Many college students’ experiences include taking a university-level math course. Whether it’s getting through the minimum requirements for a bachelor of science or extensive classes for a mathematics major, University of Oregon students will find themselves pouring over math books and frantically pressing buttons on their scientific calculators.
For many students, part of the struggle that comes with math classes is the anxiety of taking them. Michelle Lo, a senior undergraduate in the math department who was also an undergraduate teaching assistant for Math 105 and 106 last year, said that a big problem is students feeling that they’re “inherently bad at math.”
“Most students can actually think about mathematical ideas when they’re not represented in the typical mathematical way that we see in a classroom,” Lo said. “For example, getting asked about a finance question on a test might bring a lot of anxiety for a student, but asked to find the price of a shirt at a store, they’re completely capable of doing the math.”
Senior Instructor and Assistant Math Department Head Mike Price said the math department is always trying to improve. Price said the department is trying to make their best instructors the “face” of their introductory classes, especially during fall term when students feel the most anxiety about taking math classes.
Price added that the department is also trying to take stress off of students by fixing the costs of their required materials and curriculum.
Price said students often go into math courses thinking that the subject matter will pick up from where it left off in high school, but often that’s not the case.
“We routinely see students who identify as having taken calculus in high school, but place into a college algebra course at UO,” Price said. “This can be disheartening for everyone involved, but I believe in meeting students where they are.”
Price understands that students can be worried about taking math classes like 105 or 106 which have about 100 students enrolled in them.
“Some students may have concerns about some of our larger format courses, compared to the majority of our sections which are offered in more personal small sections that allow individual attention,” Price said.
Junior physics major Jordyn Mascareñas said she enjoys math, but wonders how much of the subject material in the higher math classes that she’s required to take she’ll actually use.
“As you start moving up, I feel like it becomes less applicable to things and more theoretical-type math,” Mascareñas said. “I think that’s been the thing that I’ve struggled with is if there’s going to be enough of it that I’m actually going to use in my physics degree.”

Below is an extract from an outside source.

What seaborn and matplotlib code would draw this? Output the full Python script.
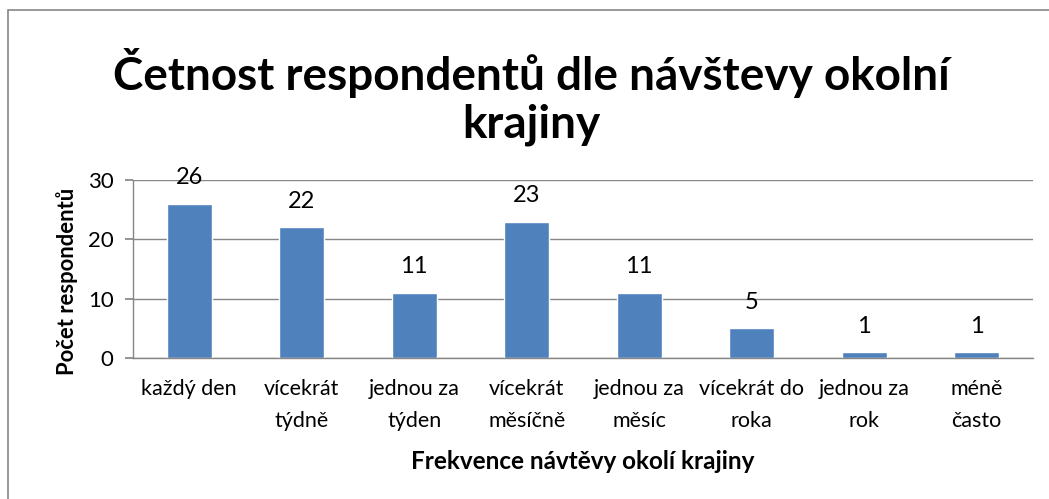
import matplotlib
matplotlib.use("Agg")
import matplotlib.pyplot as plt
import matplotlib.patches as mpatches
import seaborn as sns
import pandas as pd

categories = ["každý den", "vícekrát\ntýdně", "jednou za\ntýden", "vícekrát\nměsíčně",
              "jednou za\nměsíc", "vícekrát do\nroka", "jednou za\nrok", "méně\nčasto"]
values = [26, 22, 11, 23, 11, 5, 1, 1]
yticks = [0, 10, 20, 30]
title = "Četnost respondentů dle návštevy okolní\nkrajiny"
xlabel = "Frekvence návtěvy okolí krajiny"
ylabel = "Počet respondentů"

sns.set_theme(style="white")
plt.rcParams['font.family'] = ['Lato', 'DejaVu Sans']
plt.rcParams['text.color'] = 'black'
plt.rcParams['axes.labelcolor'] = 'black'
plt.rcParams['xtick.color'] = 'black'
plt.rcParams['ytick.color'] = 'black'

df = pd.DataFrame({"cat": categories, "val": values})

W, H = 1049, 499
fig = plt.figure(figsize=(W/100, H/100), dpi=100)
ax = fig.add_axes([133/W, (H-358)/H, 900/W, 178/H])

sns.barplot(data=df, x="cat", y="val", color="#4F81BD", width=0.4, saturation=1, ax=ax)

ax.set_ylim(0, 30)
ax.set_yticks(yticks)
ax.yaxis.grid(True, color="#868686", linewidth=1)
ax.set_axisbelow(True)
for s in ["top", "right"]:
    ax.spines[s].set_visible(False)
for s in ["left", "bottom"]:
    ax.spines[s].set_color("#868686")
    ax.spines[s].set_linewidth(1)
ax.tick_params(axis="y", left=True, length=6, color="#868686", labelsize=16, pad=8,
               labelcolor="black")
ax.tick_params(axis="x", bottom=False, labelsize=15.5, pad=9, labelcolor="black")
for lab in ax.get_xticklabels():
    lab.set_linespacing(1.75)

ax.bar_label(ax.containers[0], labels=[str(v) for v in values], padding=11, fontsize=17,
             color="black")

ax.set_xlabel(xlabel, fontsize=17.5, fontweight="bold", labelpad=14, color="black")
ax.set_ylabel(ylabel, fontsize=15.8, fontweight="bold", labelpad=10, color="black")
ax.yaxis.set_label_coords(-55/900, (358-281)/178)

fig.text(531/W, 1-97/H, title, ha="center", va="center", fontsize=33,
         fontweight="bold", linespacing=1.15, color="black")

frame = mpatches.Rectangle((8/W, -0.1), 1.2, 1.1 - 10/H, transform=fig.transFigure,
                           fill=False, edgecolor="#868686", linewidth=1.2)
fig.patches.append(frame)

fig.savefig("out.png", dpi=100)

Mascareñas is also deciding whether to take on a math major along with her physics major, or to take a math minor since the required classes are so similar. Mascareñas said the best thing a student who is struggling in math can do is go to office hours, which she didn’t know about as a freshman.
“It’s essentially additional help specifically for what you’re doing,” said Mascareñas. “It’s the time to ask questions in a low- stress environment. Once I started going to office hours my sophomore year, I felt like I had a much better grasp on what the professor expected.”
Price also said he tries to make his larger classes feel smaller by giving in-class exercises and reaching out directly to students who are struggling. But it’s also on the student to engage and arrive to their math classes ready to learn, and to be prepared for the challenges that the classes might produce, Price says.
“I’d like students to have high hopes and expectations for courses in our department,” Price said. “We want students to feel supported by the department and to feel that we are partners in their learning, there to help them succeed, and willing to listen and help when they have concerns.”
This article has been edited to fix an error.